Anche quest’anno il cammino quaresimale viene interrotto dalla grande solennità in onore del Santo più potente e più umile della Chiesa: San Giuseppe. Risuona, nella festa di questo giorno, il ricordo di Papa Gregorio XV che, nel 1621, dichiarò il 19 marzo festa di precetto. A dare maggior risalto al Padre putativo di Gesù è l’evangelista Matteo, sottolineando che, per suo tramite, Gesù risultava legalmente inserito nella discendenza davidica e realizzava così le Scritture nelle quali il Messia era profetizzato come figlio di Davide. Il ruolo di Giuseppe non può certo ridursi a questo aspetto legale egli è il modello dell’uomo “giusto”, la cui legge però non è una somma di prescrizioni e di divieti, una semplice osservanza di norme, ma si presenta come una parola di amore, un invito al dialogo. La vita di San Giuseppe è entrare in questo dialogo e trovare dietro le norme e nelle norme l’amore di Dio. Un uomo obbediente, quindi, che consegna la propria vita a un progetto che lo trascende, che accoglie integralmente un’opera che è iniziativa di Dio prendendosi cura delle persone affidategli: rimane accanto a Maria come sposo fedele e protegge e difende quel bimbo quale figura paterna responsabile.

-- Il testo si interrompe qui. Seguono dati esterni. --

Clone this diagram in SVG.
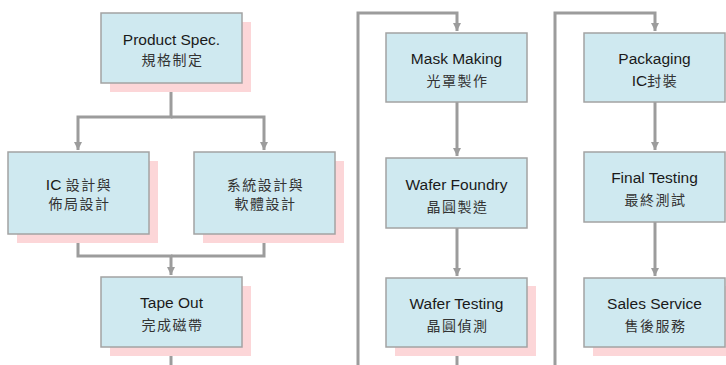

L’8 dicembre 2020, Solennità dell’Immacolata Concezione, Papa Francesco, inserendosi in un percorso già tracciato dai suoi predecessori, dona al popolo di Dio la Patris Corde, lettera Apostolica dedicata alla grande figura di San Giuseppe. Il Papa si rivolge a questo Santo come ad una delle figure più decisive a cui guardare, forse semplicemente perché tutte le volte che nel Vangelo ci s’imbatte nella sua straordinaria e potente presenza, lo si incontra sempre in situazioni difficili, dove ci si rende conto che la sua persona fa la differenza nelle avversità: «La fiducia del popolo in San Giuseppe è riassunta nell’espressione “Ite ad Ioseph” Come discendente di Davide (cfr Mt 1,16.20), dalla cui radice doveva germogliare Gesù secondo la promessa fatta a Davide dal profeta Natan (cfr 2 Sam 7), e come sposo di Maria di Nazaret, San Giuseppe è la cerniera che unisce l’Antico e il Nuovo Testamento». (Patris Corde p.10)
Papa Francesco ha desiderato che tutto il mondo volgesse lo sguardo a San Giuseppe, uomo da cui imparare qualcosa, che per l’immensa discrezione, il prolungato silenzio, l’operosa creatività, ha avuto la straordinaria capacità di andare dietro a Dio, nonostante tutto, riponendo il Lui una fiducia incondizionata anche nelle situazioni più ostili. È proprio il suo silenzio uno degli aspetti più importanti su cui porre l’accento. Un silenzio, quello di San Giuseppe, permeato di contemplazione del mistero di Dio, un silenzio che non manifesta un vuoto interiore, ma, al contrario, una pienezza di fede che egli porta nel cuore, e che guida ogni suo pensiero ed ogni sua azione. Un silenzio grazie al quale Giuseppe, all’unisono con Maria, custodisce la Parola di Dio, conosciuta attraverso le Sacre Scritture, confrontandola continuamente con gli avvenimenti della vita di Gesù; un silenzio intessuto di preghiera costante, di affidamento senza riserve alla Provvidenza divina. San Giuseppe è l’esempio di come ognuno di noi in un silenzio orante può imparare ad ascoltare come il Signore, ogni giorno, si palesa e s’incarna nella storia della nostra esistenza.
Papa Pio IX, l’8 dicembre dell’anno 1870, con il decreto Quemadmodum Deus, affida la Chiesa alla protezione di San Giuseppe e lo proclama “Patrono della Chiesa Universale”. Erano tempi difficili per la Chiesa e il papato. Lo stesso pontefice, in tre distinti discorsi (1928, 1935 e 1937), indica in San Giuseppe come la più sicura speranza della Chiesa dopo la Vergine: «egida potente di difesa contro gli sforzi dell’ateismo mondiale».
In questa grande solennità continuiamo, con tutto il cuore, a innalzare le nostre suppliche alla figura di questo grande Santo, certi che, come dice Santa Teresa D’Avila: «Non è mai successo che io mi sia rivolta a San Giuseppe e non sia stata ascoltata».
San Giuseppe, Patrono della Chiesa, prega per noi.